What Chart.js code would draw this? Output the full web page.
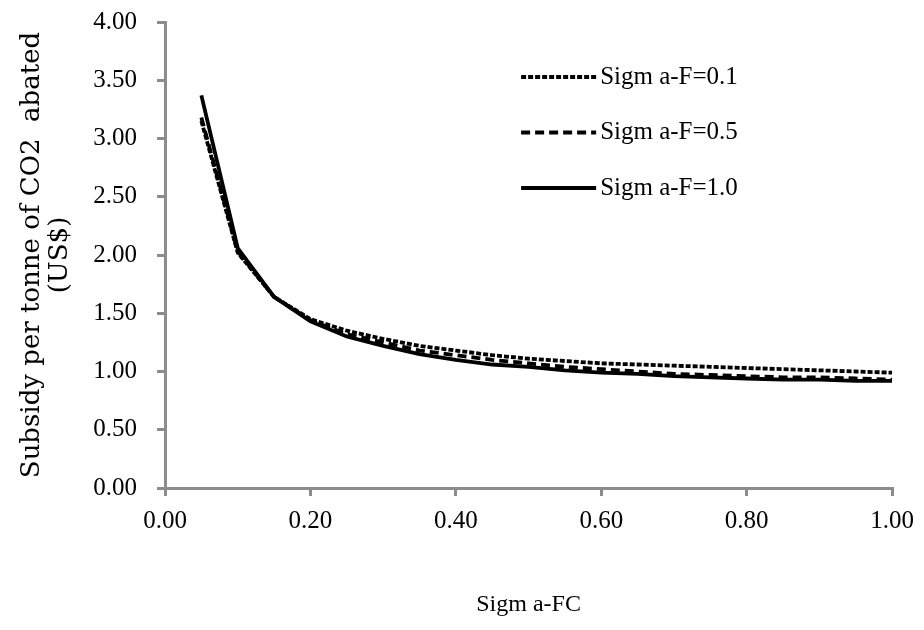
<!DOCTYPE html>
<html>
<head>
<meta charset="utf-8">
<script src="https://cdn.jsdelivr.net/npm/chart.js@4"></script>
<style>
  html, body { margin: 0; padding: 0; background: #fff; }
  #wrap { width: 924px; height: 630px; position: relative; }
</style>
</head>
<body>
<div id="wrap"><canvas id="plot1"></canvas></div>
<script>
// Sigma-FC values (x axis)
const sigmaFC = [0.05, 0.10, 0.15, 0.20, 0.25, 0.30, 0.35, 0.40, 0.45, 0.50,
                 0.55, 0.60, 0.65, 0.70, 0.75, 0.80, 0.85, 0.90, 0.95, 1.00];
// subsidy per tonne of CO2 abated (US$)
const sigmaF01 = [3.15, 2.02, 1.64, 1.45, 1.35, 1.28, 1.22, 1.18, 1.14, 1.11,
                  1.09, 1.07, 1.06, 1.05, 1.04, 1.03, 1.02, 1.01, 1.00, 0.99];
const sigmaF05 = [3.18, 2.03, 1.64, 1.44, 1.32, 1.25, 1.18, 1.14, 1.10, 1.07,
                  1.04, 1.02, 1.00, 0.98, 0.97, 0.96, 0.95, 0.95, 0.94, 0.93];
const sigmaF10 = [3.37, 2.06, 1.64, 1.43, 1.30, 1.22, 1.15, 1.10, 1.06, 1.04,
                  1.01, 0.99, 0.98, 0.96, 0.95, 0.94, 0.93, 0.93, 0.92, 0.92];
const seriesLabels = ['Sigm a-F=0.1', 'Sigm a-F=0.5', 'Sigm a-F=1.0'];

const toPoints = (ys) => sigmaFC.map((x, i) => ({ x: x, y: ys[i] }));

const axisGray = '#8c8c8c';
const serif = "'Liberation Serif', 'Times New Roman', serif";

// legend drawn inside the plot area, top right
const insideLegend = {
  id: 'insideLegend',
  afterDraw(chart) {
    const { ctx, chartArea } = chart;
    const x0 = chartArea.right - 371;
    const x1 = chartArea.right - 296;
    ctx.save();
    chart.data.datasets.forEach((ds, i) => {
      const y = chartArea.top + 55 + i * 55.5;
      ctx.beginPath();
      ctx.setLineDash(ds.borderDash || []);
      ctx.lineWidth = ds.borderWidth;
      ctx.strokeStyle = ds.borderColor;
      ctx.moveTo(x0, y);
      ctx.lineTo(x1, y);
      ctx.stroke();
      ctx.setLineDash([]);
      ctx.fillStyle = '#000';
      ctx.font = '25px ' + serif;
      ctx.textAlign = 'left';
      ctx.textBaseline = 'middle';
      ctx.fillText(ds.label, x1 + 4, y);
    });
    ctx.restore();
  }
};

window.addEventListener("DOMContentLoaded", () => {
  const ctx1 = document.getElementById('plot1')?.getContext('2d');
  if (ctx1) {
    new Chart(ctx1, {
      type: 'line',
      data: {
        datasets: [{
          label: seriesLabels[0],
          data: toPoints(sigmaF01),
          borderColor: '#000',
          borderWidth: 3.8,
          borderDash: [5, 2],
          pointRadius: 0,
          fill: false
        }, {
          label: seriesLabels[1],
          data: toPoints(sigmaF05),
          borderColor: '#000',
          borderWidth: 3.8,
          borderDash: [9, 5],
          pointRadius: 0,
          fill: false
        }, {
          label: seriesLabels[2],
          data: toPoints(sigmaF10),
          borderColor: '#000',
          borderWidth: 3.8,
          pointRadius: 0,
          fill: false
        }]
      },
      options: {
        responsive: true,
        maintainAspectRatio: false,
        animation: false,
        layout: { padding: { top: 22, right: 31, left: 0, bottom: 0 } },
        plugins: {
          legend: { display: false },
          tooltip: { enabled: false }
        },
        scales: {
          x: {
            type: 'linear',
            min: 0,
            max: 1,
            afterFit: (scale) => { scale.height = 142; },
            ticks: {
              stepSize: 0.2,
              color: '#000',
              padding: 10,
              maxRotation: 0,
              font: { family: serif, size: 25 },
              callback: (v) => Number(v).toFixed(2)
            },
            grid: { drawOnChartArea: false, color: axisGray, lineWidth: 3, tickLength: 8 },
            border: { color: axisGray, width: 3 },
            title: {
              display: true,
              text: 'Sigm a-FC',
              color: '#000',
              font: { family: serif, size: 24 },
              padding: { top: 0, bottom: 11 }
            }
          },
          y: {
            min: 0,
            max: 4,
            afterFit: (scale) => {
              scale.width = 165;
              scale.paddingTop = 0;
              scale.paddingBottom = 0;
            },
            ticks: {
              stepSize: 0.5,
              color: '#000',
              padding: 20,
              font: { family: serif, size: 25 },
              callback: (v) => Number(v).toFixed(2)
            },
            grid: { drawOnChartArea: false, color: axisGray, lineWidth: 3, tickLength: 8 },
            border: { color: axisGray, width: 3 },
            title: {
              display: true,
              text: ['Subsidy per tonne of CO2  abated', '(US$)'],
              color: '#000',
              font: { family: "'DejaVu Serif', serif", size: 26, lineHeight: 1.05 },
              padding: { top: 19, bottom: 0 }
            }
          }
        }
      },
      plugins: [insideLegend]
    });
  }
});
</script>
</body>
</html>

******

_GIVEN INSTRUCTION:_ Make an exact reproduction of the listing above, without any pictures.

_FINAL RESULT:_
What Chart.js code would draw this? Output the full web page.
<!DOCTYPE html>
<html>
<head>
<meta charset="utf-8">
<script src="https://cdn.jsdelivr.net/npm/chart.js@4"></script>
<style>
  html, body { margin: 0; padding: 0; background: #fff; }
  #wrap { width: 924px; height: 630px; position: relative; }
</style>
</head>
<body>
<div id="wrap"><canvas id="plot1"></canvas></div>
<script>
// Sigma-FC values (x axis)
const sigmaFC = [0.05, 0.10, 0.15, 0.20, 0.25, 0.30, 0.35, 0.40, 0.45, 0.50,
                 0.55, 0.60, 0.65, 0.70, 0.75, 0.80, 0.85, 0.90, 0.95, 1.00];
// subsidy per tonne of CO2 abated (US$)
const sigmaF01 = [3.15, 2.02, 1.64, 1.45, 1.35, 1.28, 1.22, 1.18, 1.14, 1.11,
                  1.09, 1.07, 1.06, 1.05, 1.04, 1.03, 1.02, 1.01, 1.00, 0.99];
const sigmaF05 = [3.18, 2.03, 1.64, 1.44, 1.32, 1.25, 1.18, 1.14, 1.10, 1.07,
                  1.04, 1.02, 1.00, 0.98, 0.97, 0.96, 0.95, 0.95, 0.94, 0.93];
const sigmaF10 = [3.37, 2.06, 1.64, 1.43, 1.30, 1.22, 1.15, 1.10, 1.06, 1.04,
                  1.01, 0.99, 0.98, 0.96, 0.95, 0.94, 0.93, 0.93, 0.92, 0.92];
const seriesLabels = ['Sigm a-F=0.1', 'Sigm a-F=0.5', 'Sigm a-F=1.0'];

const toPoints = (ys) => sigmaFC.map((x, i) => ({ x: x, y: ys[i] }));

const axisGray = '#8c8c8c';
const serif = "'Liberation Serif', 'Times New Roman', serif";

// legend drawn inside the plot area, top right
const insideLegend = {
  id: 'insideLegend',
  afterDraw(chart) {
    const { ctx, chartArea } = chart;
    const x0 = chartArea.right - 371;
    const x1 = chartArea.right - 296;
    ctx.save();
    chart.data.datasets.forEach((ds, i) => {
      const y = chartArea.top + 55 + i * 55.5;
      ctx.beginPath();
      ctx.setLineDash(ds.borderDash || []);
      ctx.lineWidth = ds.borderWidth;
      ctx.strokeStyle = ds.borderColor;
      ctx.moveTo(x0, y);
      ctx.lineTo(x1, y);
      ctx.stroke();
      ctx.setLineDash([]);
      ctx.fillStyle = '#000';
      ctx.font = '25px ' + serif;
      ctx.textAlign = 'left';
      ctx.textBaseline = 'middle';
      ctx.fillText(ds.label, x1 + 4, y);
    });
    ctx.restore();
  }
};

window.addEventListener("DOMContentLoaded", () => {
  const ctx1 = document.getElementById('plot1')?.getContext('2d');
  if (ctx1) {
    new Chart(ctx1, {
      type: 'line',
      data: {
        datasets: [{
          label: seriesLabels[0],
          data: toPoints(sigmaF01),
          borderColor: '#000',
          borderWidth: 3.8,
          borderDash: [5, 2],
          pointRadius: 0,
          fill: false
        }, {
          label: seriesLabels[1],
          data: toPoints(sigmaF05),
          borderColor: '#000',
          borderWidth: 3.8,
          borderDash: [9, 5],
          pointRadius: 0,
          fill: false
        }, {
          label: seriesLabels[2],
          data: toPoints(sigmaF10),
          borderColor: '#000',
          borderWidth: 3.8,
          pointRadius: 0,
          fill: false
        }]
      },
      options: {
        responsive: true,
        maintainAspectRatio: false,
        animation: false,
        layout: { padding: { top: 22, right: 31, left: 0, bottom: 0 } },
        plugins: {
          legend: { display: false },
          tooltip: { enabled: false }
        },
        scales: {
          x: {
            type: 'linear',
            min: 0,
            max: 1,
            afterFit: (scale) => { scale.height = 142; },
            ticks: {
              stepSize: 0.2,
              color: '#000',
              padding: 10,
              maxRotation: 0,
              font: { family: serif, size: 25 },
              callback: (v) => Number(v).toFixed(2)
            },
            grid: { drawOnChartArea: false, color: axisGray, lineWidth: 3, tickLength: 8 },
            border: { color: axisGray, width: 3 },
            title: {
              display: true,
              text: 'Sigm a-FC',
              color: '#000',
              font: { family: serif, size: 24 },
              padding: { top: 0, bottom: 11 }
            }
          },
          y: {
            min: 0,
            max: 4,
            afterFit: (scale) => {
              scale.width = 165;
              scale.paddingTop = 0;
              scale.paddingBottom = 0;
            },
            ticks: {
              stepSize: 0.5,
              color: '#000',
              padding: 20,
              font: { family: serif, size: 25 },
              callback: (v) => Number(v).toFixed(2)
            },
            grid: { drawOnChartArea: false, color: axisGray, lineWidth: 3, tickLength: 8 },
            border: { color: axisGray, width: 3 },
            title: {
              display: true,
              text: ['Subsidy per tonne of CO2  abated', '(US$)'],
              color: '#000',
              font: { family: "'DejaVu Serif', serif", size: 26, lineHeight: 1.05 },
              padding: { top: 19, bottom: 0 }
            }
          }
        }
      },
      plugins: [insideLegend]
    });
  }
});
</script>
</body>
</html>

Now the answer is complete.